Aim – Filter the records below down to lines containing "this".

Supplied records –

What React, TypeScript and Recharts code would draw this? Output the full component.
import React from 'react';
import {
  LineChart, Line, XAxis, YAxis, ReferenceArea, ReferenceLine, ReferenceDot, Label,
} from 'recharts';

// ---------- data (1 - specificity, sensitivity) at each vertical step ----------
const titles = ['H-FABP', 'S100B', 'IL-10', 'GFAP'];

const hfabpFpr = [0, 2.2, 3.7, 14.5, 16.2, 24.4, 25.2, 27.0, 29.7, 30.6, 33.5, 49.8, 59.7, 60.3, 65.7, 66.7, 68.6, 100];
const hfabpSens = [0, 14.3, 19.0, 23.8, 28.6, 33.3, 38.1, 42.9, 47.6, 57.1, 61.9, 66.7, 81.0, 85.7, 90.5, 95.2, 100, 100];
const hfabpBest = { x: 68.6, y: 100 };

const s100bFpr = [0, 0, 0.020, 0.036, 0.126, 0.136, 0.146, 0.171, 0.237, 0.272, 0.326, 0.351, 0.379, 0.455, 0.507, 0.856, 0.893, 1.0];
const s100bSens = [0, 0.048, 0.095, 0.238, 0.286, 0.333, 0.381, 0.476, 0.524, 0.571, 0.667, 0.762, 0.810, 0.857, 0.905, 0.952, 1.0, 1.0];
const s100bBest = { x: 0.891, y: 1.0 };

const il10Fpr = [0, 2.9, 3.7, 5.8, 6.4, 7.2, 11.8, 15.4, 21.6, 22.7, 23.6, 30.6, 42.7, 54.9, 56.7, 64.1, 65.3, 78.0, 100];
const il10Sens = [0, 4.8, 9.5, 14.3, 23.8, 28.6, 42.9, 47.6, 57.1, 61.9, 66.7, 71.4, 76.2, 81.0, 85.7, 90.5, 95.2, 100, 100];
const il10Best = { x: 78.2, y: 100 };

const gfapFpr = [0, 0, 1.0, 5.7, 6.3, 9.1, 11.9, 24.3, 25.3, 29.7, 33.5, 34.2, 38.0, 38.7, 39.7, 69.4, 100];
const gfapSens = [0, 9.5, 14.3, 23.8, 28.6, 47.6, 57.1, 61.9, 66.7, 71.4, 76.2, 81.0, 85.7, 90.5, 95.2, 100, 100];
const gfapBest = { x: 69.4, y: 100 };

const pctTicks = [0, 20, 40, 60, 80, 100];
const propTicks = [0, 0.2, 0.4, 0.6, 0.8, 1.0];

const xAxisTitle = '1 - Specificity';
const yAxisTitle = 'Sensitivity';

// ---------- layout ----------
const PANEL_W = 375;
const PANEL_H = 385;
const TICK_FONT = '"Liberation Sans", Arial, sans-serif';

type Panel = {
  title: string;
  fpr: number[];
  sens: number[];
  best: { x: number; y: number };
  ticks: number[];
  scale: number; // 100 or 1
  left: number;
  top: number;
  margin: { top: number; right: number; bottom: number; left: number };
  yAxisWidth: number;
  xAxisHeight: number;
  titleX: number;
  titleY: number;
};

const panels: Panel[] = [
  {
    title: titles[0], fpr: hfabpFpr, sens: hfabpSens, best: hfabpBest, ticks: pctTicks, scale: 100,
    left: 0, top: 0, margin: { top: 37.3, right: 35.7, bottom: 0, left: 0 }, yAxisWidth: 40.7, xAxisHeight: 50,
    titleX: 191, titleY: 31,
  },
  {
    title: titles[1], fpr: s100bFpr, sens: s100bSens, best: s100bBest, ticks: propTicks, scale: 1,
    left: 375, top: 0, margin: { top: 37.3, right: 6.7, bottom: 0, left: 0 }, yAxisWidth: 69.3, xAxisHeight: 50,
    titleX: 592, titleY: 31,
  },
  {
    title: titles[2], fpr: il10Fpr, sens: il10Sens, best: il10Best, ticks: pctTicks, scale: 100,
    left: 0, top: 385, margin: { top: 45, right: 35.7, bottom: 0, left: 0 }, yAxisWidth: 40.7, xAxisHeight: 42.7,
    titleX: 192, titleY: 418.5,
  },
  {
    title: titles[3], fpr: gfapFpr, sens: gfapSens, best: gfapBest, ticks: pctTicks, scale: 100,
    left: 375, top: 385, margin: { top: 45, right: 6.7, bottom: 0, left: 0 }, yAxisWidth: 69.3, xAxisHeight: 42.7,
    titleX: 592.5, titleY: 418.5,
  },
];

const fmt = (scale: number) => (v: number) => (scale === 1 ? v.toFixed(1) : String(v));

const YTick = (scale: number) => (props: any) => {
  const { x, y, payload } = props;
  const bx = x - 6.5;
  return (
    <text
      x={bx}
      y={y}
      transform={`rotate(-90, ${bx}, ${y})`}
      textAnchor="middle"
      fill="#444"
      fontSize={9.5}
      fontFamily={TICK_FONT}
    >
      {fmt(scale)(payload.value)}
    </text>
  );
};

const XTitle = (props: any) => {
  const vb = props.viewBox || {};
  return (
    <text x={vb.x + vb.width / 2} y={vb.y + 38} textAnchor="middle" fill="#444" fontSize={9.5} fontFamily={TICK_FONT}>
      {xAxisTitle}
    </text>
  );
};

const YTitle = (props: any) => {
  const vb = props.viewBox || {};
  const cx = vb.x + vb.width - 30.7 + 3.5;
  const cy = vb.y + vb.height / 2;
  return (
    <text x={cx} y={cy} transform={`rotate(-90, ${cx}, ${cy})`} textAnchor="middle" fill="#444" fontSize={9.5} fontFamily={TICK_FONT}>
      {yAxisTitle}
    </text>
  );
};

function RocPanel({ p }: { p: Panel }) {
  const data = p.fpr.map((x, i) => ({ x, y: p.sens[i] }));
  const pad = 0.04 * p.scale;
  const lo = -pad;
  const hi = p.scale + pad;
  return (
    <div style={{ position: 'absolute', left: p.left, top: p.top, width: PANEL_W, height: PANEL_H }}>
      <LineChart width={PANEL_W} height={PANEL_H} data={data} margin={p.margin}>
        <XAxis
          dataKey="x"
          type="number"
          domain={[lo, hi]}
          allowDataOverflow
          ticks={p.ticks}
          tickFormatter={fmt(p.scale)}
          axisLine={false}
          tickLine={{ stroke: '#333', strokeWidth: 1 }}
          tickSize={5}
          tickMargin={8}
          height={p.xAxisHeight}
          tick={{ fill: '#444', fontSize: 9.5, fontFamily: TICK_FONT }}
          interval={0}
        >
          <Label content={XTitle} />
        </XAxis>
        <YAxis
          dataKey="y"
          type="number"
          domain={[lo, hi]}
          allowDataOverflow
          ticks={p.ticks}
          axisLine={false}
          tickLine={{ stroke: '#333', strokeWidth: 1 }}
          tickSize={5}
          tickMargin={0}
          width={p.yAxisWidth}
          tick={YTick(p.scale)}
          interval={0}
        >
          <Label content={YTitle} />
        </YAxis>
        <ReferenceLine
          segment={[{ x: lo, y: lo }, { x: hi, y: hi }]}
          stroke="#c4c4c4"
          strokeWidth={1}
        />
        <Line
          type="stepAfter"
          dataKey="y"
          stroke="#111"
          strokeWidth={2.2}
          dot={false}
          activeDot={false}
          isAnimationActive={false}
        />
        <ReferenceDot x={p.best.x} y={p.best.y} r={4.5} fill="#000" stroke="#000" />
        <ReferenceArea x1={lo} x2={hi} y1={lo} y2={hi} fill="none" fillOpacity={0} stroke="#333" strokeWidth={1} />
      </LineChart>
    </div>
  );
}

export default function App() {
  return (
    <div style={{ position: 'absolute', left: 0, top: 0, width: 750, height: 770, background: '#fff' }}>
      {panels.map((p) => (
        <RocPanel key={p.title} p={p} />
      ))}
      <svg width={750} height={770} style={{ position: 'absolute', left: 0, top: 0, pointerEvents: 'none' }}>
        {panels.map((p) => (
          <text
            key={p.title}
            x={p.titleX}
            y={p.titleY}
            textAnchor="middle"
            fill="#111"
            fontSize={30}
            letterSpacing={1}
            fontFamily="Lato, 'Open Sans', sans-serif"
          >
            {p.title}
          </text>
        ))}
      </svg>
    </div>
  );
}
--
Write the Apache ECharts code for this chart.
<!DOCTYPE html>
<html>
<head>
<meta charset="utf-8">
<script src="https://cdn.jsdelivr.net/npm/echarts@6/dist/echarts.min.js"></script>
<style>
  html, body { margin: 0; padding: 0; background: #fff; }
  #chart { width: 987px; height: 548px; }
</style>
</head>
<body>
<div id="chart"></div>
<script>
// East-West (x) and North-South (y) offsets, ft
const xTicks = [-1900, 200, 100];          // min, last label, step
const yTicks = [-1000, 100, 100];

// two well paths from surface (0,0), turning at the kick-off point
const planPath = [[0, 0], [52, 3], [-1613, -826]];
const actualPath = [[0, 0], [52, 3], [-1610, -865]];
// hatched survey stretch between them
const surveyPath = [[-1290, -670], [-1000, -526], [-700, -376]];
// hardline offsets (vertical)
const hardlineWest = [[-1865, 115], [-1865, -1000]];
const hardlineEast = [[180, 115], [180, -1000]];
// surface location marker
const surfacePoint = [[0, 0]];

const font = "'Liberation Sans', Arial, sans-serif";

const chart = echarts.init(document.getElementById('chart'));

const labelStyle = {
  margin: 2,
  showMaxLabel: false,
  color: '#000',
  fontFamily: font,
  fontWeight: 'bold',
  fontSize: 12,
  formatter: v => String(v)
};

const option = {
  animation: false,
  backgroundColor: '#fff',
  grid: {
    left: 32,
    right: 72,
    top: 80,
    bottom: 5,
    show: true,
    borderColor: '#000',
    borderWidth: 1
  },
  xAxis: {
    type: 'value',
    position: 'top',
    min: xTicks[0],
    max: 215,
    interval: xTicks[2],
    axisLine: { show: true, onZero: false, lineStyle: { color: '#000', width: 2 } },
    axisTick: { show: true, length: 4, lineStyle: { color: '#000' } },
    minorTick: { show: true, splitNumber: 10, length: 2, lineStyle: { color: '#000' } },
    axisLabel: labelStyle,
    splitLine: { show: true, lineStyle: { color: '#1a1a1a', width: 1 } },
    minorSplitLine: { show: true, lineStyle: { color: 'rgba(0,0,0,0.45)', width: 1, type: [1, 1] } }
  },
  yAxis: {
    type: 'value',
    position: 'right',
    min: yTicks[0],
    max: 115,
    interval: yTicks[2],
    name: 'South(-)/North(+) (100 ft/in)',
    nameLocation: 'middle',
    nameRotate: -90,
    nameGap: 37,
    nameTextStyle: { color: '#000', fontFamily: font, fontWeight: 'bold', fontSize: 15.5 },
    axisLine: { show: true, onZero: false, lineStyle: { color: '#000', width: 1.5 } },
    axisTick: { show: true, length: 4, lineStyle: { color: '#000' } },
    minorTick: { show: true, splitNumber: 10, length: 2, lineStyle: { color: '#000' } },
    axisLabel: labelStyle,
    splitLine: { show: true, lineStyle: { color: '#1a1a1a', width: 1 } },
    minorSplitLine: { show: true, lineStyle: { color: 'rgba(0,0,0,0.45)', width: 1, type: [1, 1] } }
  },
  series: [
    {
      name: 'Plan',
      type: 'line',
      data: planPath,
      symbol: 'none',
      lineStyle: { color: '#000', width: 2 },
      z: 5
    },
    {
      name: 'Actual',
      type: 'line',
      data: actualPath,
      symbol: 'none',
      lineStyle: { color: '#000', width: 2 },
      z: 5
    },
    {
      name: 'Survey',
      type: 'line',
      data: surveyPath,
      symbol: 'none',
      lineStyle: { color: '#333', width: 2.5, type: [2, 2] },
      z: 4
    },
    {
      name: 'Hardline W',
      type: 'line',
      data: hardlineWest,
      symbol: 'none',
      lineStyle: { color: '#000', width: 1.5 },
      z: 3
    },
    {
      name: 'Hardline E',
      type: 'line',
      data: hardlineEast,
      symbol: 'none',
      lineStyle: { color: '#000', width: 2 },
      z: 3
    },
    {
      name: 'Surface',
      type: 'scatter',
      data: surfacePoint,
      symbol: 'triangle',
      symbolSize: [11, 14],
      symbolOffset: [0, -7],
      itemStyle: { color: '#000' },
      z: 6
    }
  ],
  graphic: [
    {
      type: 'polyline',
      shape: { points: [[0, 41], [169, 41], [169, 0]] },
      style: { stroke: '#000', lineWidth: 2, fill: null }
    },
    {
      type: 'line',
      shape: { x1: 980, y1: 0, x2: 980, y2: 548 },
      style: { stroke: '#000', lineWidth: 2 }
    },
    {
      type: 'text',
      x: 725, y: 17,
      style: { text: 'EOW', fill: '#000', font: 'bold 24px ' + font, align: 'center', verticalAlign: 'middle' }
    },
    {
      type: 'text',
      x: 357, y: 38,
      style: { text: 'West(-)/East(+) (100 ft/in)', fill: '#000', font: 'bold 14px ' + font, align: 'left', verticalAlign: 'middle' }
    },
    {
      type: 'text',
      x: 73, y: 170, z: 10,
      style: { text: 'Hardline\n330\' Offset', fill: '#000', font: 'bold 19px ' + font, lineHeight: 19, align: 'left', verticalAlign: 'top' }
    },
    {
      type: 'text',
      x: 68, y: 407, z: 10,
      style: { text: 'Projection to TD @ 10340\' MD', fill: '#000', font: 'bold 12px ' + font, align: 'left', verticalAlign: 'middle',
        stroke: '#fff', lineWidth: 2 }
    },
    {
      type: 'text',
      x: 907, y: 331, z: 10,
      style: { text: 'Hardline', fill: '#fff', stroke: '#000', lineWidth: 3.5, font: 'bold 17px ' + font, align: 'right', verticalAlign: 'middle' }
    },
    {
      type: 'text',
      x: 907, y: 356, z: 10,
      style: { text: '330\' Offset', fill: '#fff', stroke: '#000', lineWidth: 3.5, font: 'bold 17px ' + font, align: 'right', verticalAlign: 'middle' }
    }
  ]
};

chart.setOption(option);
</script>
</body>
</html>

Full solution –
What React, TypeScript and Recharts code would draw this? Output the full component.
Write the Apache ECharts code for this chart.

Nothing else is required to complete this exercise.